Given records –
----
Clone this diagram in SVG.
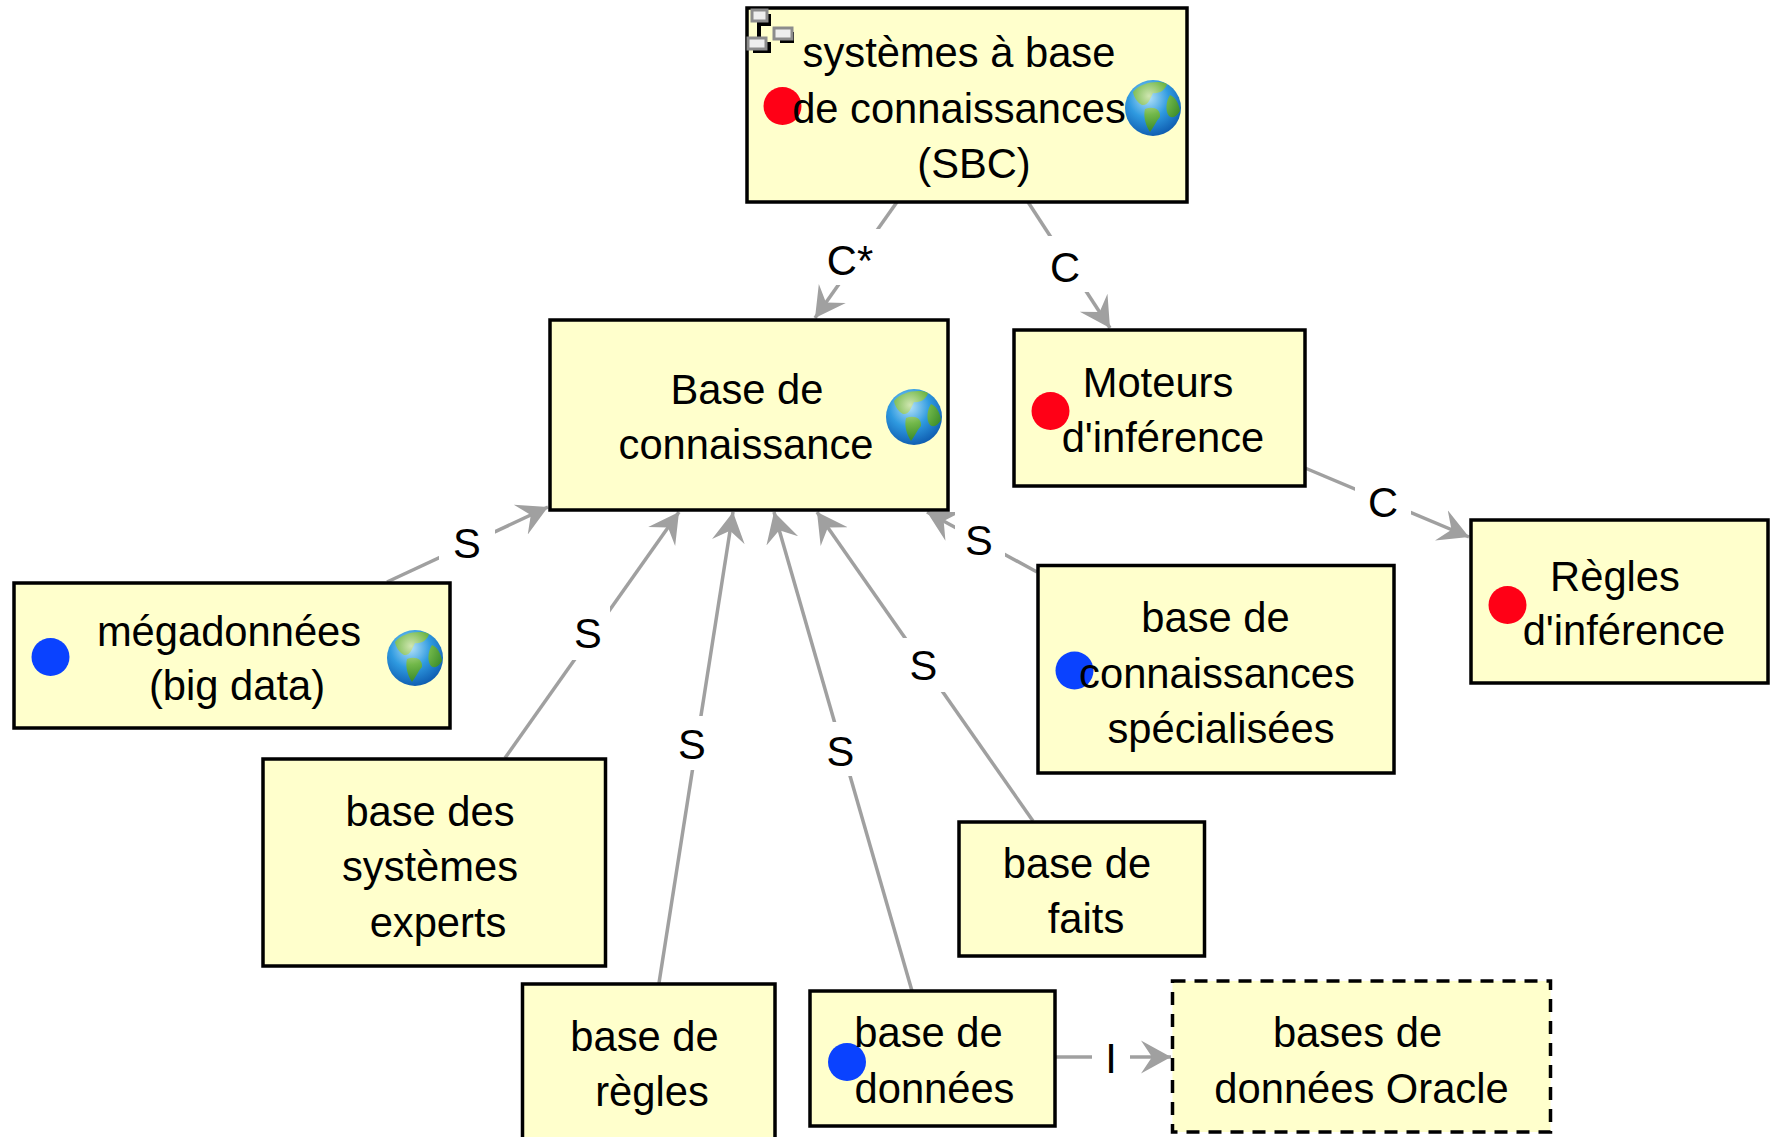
----
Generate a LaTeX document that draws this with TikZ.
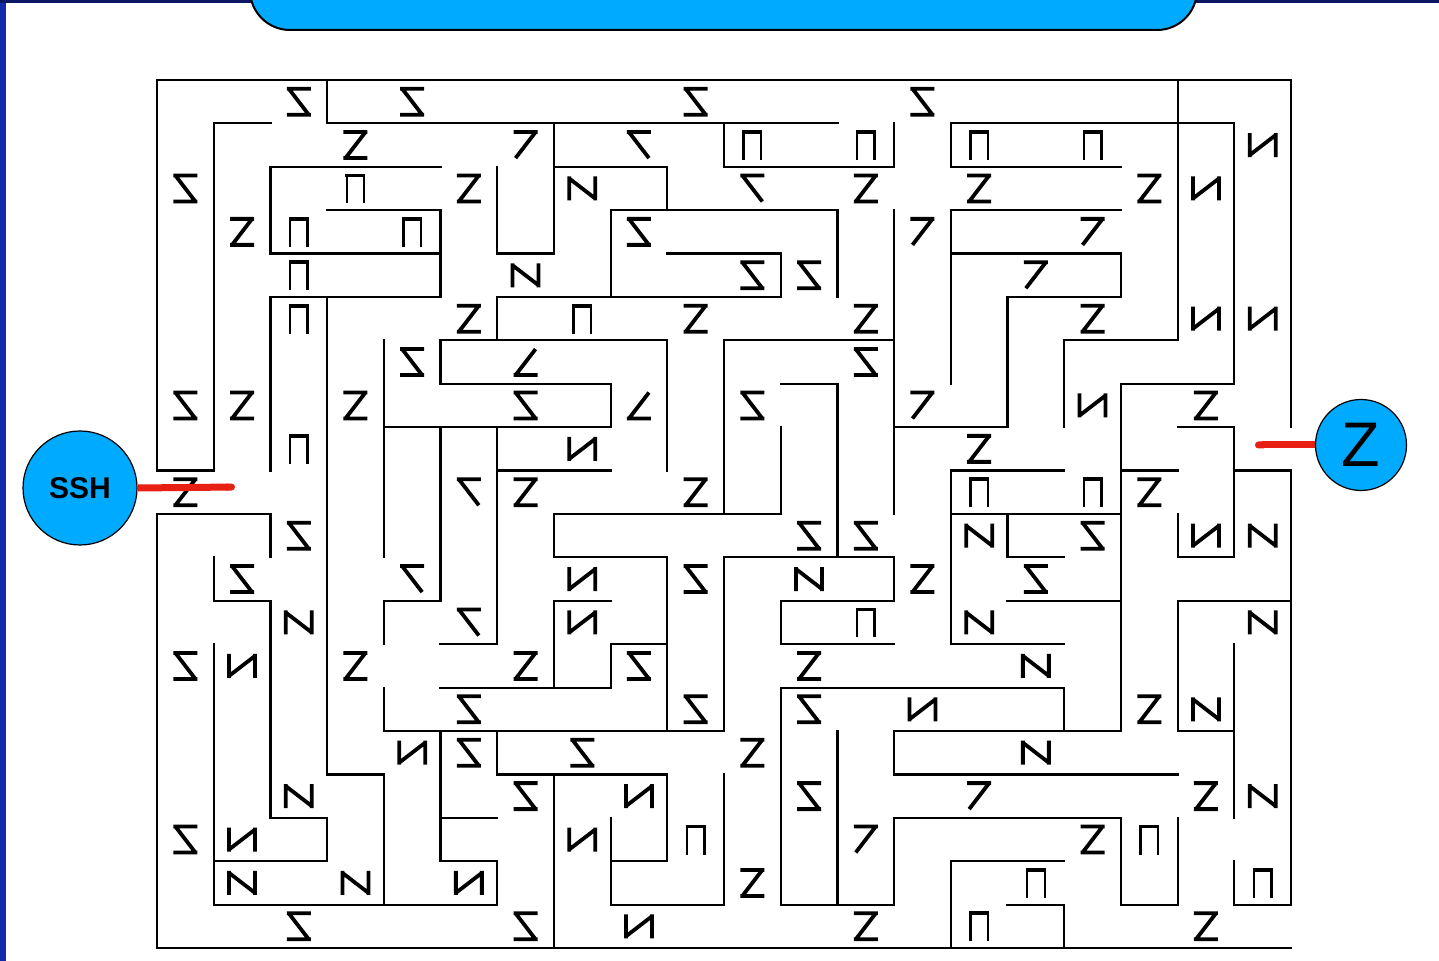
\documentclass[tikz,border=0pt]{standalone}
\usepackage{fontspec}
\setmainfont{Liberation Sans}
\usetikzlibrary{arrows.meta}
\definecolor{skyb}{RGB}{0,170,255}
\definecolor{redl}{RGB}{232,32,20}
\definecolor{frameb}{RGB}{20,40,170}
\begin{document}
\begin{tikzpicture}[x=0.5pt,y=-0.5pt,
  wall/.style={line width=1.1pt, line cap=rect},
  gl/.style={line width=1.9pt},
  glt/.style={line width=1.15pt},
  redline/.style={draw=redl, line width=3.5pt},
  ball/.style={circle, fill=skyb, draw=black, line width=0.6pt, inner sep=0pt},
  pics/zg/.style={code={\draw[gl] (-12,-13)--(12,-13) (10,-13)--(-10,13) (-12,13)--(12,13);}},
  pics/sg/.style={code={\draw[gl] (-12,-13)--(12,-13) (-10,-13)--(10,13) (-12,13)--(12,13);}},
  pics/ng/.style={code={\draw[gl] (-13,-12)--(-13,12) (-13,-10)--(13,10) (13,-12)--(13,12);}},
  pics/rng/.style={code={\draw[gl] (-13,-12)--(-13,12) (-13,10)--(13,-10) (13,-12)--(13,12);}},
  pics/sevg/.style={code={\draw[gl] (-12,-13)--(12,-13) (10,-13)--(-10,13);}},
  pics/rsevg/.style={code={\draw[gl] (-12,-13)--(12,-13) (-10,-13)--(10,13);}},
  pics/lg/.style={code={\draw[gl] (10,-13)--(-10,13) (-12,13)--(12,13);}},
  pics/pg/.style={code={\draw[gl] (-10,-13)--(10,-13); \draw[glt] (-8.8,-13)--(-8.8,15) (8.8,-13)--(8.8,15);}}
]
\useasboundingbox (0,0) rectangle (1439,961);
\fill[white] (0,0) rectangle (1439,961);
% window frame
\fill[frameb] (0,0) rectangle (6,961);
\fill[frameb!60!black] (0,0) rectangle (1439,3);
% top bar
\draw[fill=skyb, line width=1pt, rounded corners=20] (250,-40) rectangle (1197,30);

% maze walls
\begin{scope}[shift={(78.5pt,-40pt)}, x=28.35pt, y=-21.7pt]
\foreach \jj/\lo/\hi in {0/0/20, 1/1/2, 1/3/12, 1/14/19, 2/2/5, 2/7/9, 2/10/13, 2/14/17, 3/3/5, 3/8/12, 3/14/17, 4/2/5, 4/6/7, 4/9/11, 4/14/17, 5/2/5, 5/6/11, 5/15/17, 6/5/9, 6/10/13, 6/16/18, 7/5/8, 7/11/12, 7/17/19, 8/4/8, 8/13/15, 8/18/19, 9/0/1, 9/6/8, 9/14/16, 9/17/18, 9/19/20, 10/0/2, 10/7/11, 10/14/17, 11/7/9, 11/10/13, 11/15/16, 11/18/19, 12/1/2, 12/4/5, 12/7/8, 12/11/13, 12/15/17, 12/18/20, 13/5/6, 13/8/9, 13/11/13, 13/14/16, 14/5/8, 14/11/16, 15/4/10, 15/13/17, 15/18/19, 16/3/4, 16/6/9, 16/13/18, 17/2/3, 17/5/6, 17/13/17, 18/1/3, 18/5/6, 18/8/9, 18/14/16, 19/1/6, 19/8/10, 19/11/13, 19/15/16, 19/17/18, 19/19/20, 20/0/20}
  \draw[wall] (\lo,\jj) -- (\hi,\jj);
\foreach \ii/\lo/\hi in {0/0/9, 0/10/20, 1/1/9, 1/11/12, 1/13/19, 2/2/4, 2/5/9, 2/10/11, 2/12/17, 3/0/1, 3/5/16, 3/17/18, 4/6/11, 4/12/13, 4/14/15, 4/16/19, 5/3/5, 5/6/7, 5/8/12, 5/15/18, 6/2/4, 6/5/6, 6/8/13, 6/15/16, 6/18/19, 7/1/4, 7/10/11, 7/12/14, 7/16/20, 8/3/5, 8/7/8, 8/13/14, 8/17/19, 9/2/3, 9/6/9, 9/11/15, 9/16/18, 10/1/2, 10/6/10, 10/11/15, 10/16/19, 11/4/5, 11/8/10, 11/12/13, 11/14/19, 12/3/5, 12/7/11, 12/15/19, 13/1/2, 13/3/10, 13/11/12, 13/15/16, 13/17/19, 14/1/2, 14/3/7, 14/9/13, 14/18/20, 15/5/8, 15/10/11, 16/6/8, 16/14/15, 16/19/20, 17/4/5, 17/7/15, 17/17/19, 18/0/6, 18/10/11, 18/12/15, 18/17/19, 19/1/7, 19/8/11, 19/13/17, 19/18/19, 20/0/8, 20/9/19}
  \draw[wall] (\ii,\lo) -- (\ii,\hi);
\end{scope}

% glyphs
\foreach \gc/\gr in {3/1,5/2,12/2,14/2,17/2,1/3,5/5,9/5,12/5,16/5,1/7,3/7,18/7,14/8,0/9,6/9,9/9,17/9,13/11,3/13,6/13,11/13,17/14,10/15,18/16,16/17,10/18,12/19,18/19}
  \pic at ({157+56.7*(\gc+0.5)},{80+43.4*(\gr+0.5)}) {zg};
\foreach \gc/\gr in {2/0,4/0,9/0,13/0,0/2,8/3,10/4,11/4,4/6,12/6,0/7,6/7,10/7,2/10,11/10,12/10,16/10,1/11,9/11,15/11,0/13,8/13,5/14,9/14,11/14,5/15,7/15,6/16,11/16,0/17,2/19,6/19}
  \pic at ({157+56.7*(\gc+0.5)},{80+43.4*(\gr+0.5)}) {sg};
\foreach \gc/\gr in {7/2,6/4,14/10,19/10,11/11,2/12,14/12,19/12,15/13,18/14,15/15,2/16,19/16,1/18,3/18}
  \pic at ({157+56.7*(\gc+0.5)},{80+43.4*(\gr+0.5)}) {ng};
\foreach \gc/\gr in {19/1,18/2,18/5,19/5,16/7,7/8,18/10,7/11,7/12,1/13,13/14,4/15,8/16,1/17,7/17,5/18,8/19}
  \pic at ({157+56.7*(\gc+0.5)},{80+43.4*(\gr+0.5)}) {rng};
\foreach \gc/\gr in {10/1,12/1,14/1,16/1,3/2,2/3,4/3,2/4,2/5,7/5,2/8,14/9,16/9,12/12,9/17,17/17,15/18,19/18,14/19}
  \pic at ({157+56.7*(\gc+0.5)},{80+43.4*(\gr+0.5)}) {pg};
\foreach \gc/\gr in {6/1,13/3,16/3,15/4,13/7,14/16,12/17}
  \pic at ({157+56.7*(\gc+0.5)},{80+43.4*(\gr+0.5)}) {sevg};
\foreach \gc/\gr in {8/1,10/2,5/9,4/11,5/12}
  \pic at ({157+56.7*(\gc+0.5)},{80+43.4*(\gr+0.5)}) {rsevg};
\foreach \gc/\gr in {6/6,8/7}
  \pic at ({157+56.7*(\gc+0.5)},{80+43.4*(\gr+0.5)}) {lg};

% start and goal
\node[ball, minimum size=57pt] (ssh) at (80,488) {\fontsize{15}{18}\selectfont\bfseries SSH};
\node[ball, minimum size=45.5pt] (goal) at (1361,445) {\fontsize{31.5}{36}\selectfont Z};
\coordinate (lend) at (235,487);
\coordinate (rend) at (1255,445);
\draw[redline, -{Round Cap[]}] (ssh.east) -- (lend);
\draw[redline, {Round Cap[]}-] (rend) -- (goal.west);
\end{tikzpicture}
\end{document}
----
Given problem – Omit all pictures, then copy the lines between the ones holding "Generate a LaTeX" and "(250,-40) rectangle (1197,30);", inclusive.

Task response –
Generate a LaTeX document that draws this with TikZ.
\documentclass[tikz,border=0pt]{standalone}
\usepackage{fontspec}
\setmainfont{Liberation Sans}
\usetikzlibrary{arrows.meta}
\definecolor{skyb}{RGB}{0,170,255}
\definecolor{redl}{RGB}{232,32,20}
\definecolor{frameb}{RGB}{20,40,170}
\begin{document}
\begin{tikzpicture}[x=0.5pt,y=-0.5pt,
  wall/.style={line width=1.1pt, line cap=rect},
  gl/.style={line width=1.9pt},
  glt/.style={line width=1.15pt},
  redline/.style={draw=redl, line width=3.5pt},
  ball/.style={circle, fill=skyb, draw=black, line width=0.6pt, inner sep=0pt},
  pics/zg/.style={code={\draw[gl] (-12,-13)--(12,-13) (10,-13)--(-10,13) (-12,13)--(12,13);}},
  pics/sg/.style={code={\draw[gl] (-12,-13)--(12,-13) (-10,-13)--(10,13) (-12,13)--(12,13);}},
  pics/ng/.style={code={\draw[gl] (-13,-12)--(-13,12) (-13,-10)--(13,10) (13,-12)--(13,12);}},
  pics/rng/.style={code={\draw[gl] (-13,-12)--(-13,12) (-13,10)--(13,-10) (13,-12)--(13,12);}},
  pics/sevg/.style={code={\draw[gl] (-12,-13)--(12,-13) (10,-13)--(-10,13);}},
  pics/rsevg/.style={code={\draw[gl] (-12,-13)--(12,-13) (-10,-13)--(10,13);}},
  pics/lg/.style={code={\draw[gl] (10,-13)--(-10,13) (-12,13)--(12,13);}},
  pics/pg/.style={code={\draw[gl] (-10,-13)--(10,-13); \draw[glt] (-8.8,-13)--(-8.8,15) (8.8,-13)--(8.8,15);}}
]
\useasboundingbox (0,0) rectangle (1439,961);
\fill[white] (0,0) rectangle (1439,961);
% window frame
\fill[frameb] (0,0) rectangle (6,961);
\fill[frameb!60!black] (0,0) rectangle (1439,3);
% top bar
\draw[fill=skyb, line width=1pt, rounded corners=20] (250,-40) rectangle (1197,30);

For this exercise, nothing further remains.